[INSTRUCTIONS FOR THE TASK]
Write out each line exactly as given. Leave the pictures out of your copy.

[DATA SEGMENT]
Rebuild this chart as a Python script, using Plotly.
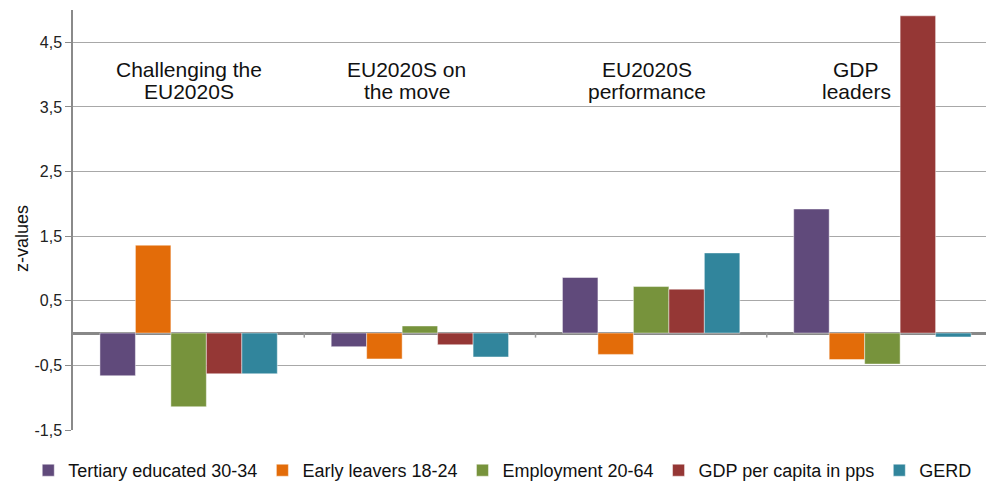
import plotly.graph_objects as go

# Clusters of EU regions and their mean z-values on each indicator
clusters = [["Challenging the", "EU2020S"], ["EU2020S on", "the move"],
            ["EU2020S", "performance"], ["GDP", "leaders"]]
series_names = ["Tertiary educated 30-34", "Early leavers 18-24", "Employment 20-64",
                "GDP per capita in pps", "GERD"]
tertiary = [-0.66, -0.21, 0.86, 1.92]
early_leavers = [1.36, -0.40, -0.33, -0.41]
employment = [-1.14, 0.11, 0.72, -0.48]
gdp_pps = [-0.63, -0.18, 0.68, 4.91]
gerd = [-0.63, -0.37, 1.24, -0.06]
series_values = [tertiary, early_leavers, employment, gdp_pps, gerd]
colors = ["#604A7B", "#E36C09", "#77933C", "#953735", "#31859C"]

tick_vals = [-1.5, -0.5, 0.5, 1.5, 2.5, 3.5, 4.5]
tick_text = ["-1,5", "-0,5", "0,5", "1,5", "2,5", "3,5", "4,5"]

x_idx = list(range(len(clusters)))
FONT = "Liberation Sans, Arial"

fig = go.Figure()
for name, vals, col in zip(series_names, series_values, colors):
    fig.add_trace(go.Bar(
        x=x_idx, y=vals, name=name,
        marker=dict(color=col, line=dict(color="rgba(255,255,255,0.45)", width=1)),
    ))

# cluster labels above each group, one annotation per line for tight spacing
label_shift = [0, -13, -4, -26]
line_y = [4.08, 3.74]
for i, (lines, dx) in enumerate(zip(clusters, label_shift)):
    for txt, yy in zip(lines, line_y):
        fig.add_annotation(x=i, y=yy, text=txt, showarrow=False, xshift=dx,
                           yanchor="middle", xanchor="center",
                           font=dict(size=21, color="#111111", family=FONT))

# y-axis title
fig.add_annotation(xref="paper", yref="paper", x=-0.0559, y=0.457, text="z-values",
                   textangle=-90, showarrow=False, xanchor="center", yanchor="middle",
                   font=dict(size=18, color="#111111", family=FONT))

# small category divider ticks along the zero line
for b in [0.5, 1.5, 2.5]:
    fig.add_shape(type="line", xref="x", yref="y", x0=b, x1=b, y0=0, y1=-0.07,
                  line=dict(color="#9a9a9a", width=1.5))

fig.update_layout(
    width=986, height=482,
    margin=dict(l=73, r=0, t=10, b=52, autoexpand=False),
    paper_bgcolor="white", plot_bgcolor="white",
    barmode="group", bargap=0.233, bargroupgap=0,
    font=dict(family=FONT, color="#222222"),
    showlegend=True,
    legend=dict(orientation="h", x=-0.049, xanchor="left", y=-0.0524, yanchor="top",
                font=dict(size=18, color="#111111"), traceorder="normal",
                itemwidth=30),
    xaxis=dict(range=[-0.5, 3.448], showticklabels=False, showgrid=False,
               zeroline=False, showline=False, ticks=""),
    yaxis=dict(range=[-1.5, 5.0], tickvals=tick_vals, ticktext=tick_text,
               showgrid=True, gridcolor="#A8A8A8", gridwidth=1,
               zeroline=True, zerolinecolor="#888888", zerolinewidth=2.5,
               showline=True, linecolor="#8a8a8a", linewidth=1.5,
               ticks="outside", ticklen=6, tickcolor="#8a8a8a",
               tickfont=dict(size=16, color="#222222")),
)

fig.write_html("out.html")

[TASK ANSWER]
Rebuild this chart as a Python script, using Plotly.
import plotly.graph_objects as go

# Clusters of EU regions and their mean z-values on each indicator
clusters = [["Challenging the", "EU2020S"], ["EU2020S on", "the move"],
            ["EU2020S", "performance"], ["GDP", "leaders"]]
series_names = ["Tertiary educated 30-34", "Early leavers 18-24", "Employment 20-64",
                "GDP per capita in pps", "GERD"]
tertiary = [-0.66, -0.21, 0.86, 1.92]
early_leavers = [1.36, -0.40, -0.33, -0.41]
employment = [-1.14, 0.11, 0.72, -0.48]
gdp_pps = [-0.63, -0.18, 0.68, 4.91]
gerd = [-0.63, -0.37, 1.24, -0.06]
series_values = [tertiary, early_leavers, employment, gdp_pps, gerd]
colors = ["#604A7B", "#E36C09", "#77933C", "#953735", "#31859C"]

tick_vals = [-1.5, -0.5, 0.5, 1.5, 2.5, 3.5, 4.5]
tick_text = ["-1,5", "-0,5", "0,5", "1,5", "2,5", "3,5", "4,5"]

x_idx = list(range(len(clusters)))
FONT = "Liberation Sans, Arial"

fig = go.Figure()
for name, vals, col in zip(series_names, series_values, colors):
    fig.add_trace(go.Bar(
        x=x_idx, y=vals, name=name,
        marker=dict(color=col, line=dict(color="rgba(255,255,255,0.45)", width=1)),
    ))

# cluster labels above each group, one annotation per line for tight spacing
label_shift = [0, -13, -4, -26]
line_y = [4.08, 3.74]
for i, (lines, dx) in enumerate(zip(clusters, label_shift)):
    for txt, yy in zip(lines, line_y):
        fig.add_annotation(x=i, y=yy, text=txt, showarrow=False, xshift=dx,
                           yanchor="middle", xanchor="center",
                           font=dict(size=21, color="#111111", family=FONT))

# y-axis title
fig.add_annotation(xref="paper", yref="paper", x=-0.0559, y=0.457, text="z-values",
                   textangle=-90, showarrow=False, xanchor="center", yanchor="middle",
                   font=dict(size=18, color="#111111", family=FONT))

# small category divider ticks along the zero line
for b in [0.5, 1.5, 2.5]:
    fig.add_shape(type="line", xref="x", yref="y", x0=b, x1=b, y0=0, y1=-0.07,
                  line=dict(color="#9a9a9a", width=1.5))

fig.update_layout(
    width=986, height=482,
    margin=dict(l=73, r=0, t=10, b=52, autoexpand=False),
    paper_bgcolor="white", plot_bgcolor="white",
    barmode="group", bargap=0.233, bargroupgap=0,
    font=dict(family=FONT, color="#222222"),
    showlegend=True,
    legend=dict(orientation="h", x=-0.049, xanchor="left", y=-0.0524, yanchor="top",
                font=dict(size=18, color="#111111"), traceorder="normal",
                itemwidth=30),
    xaxis=dict(range=[-0.5, 3.448], showticklabels=False, showgrid=False,
               zeroline=False, showline=False, ticks=""),
    yaxis=dict(range=[-1.5, 5.0], tickvals=tick_vals, ticktext=tick_text,
               showgrid=True, gridcolor="#A8A8A8", gridwidth=1,
               zeroline=True, zerolinecolor="#888888", zerolinewidth=2.5,
               showline=True, linecolor="#8a8a8a", linewidth=1.5,
               ticks="outside", ticklen=6, tickcolor="#8a8a8a",
               tickfont=dict(size=16, color="#222222")),
)

fig.write_html("out.html")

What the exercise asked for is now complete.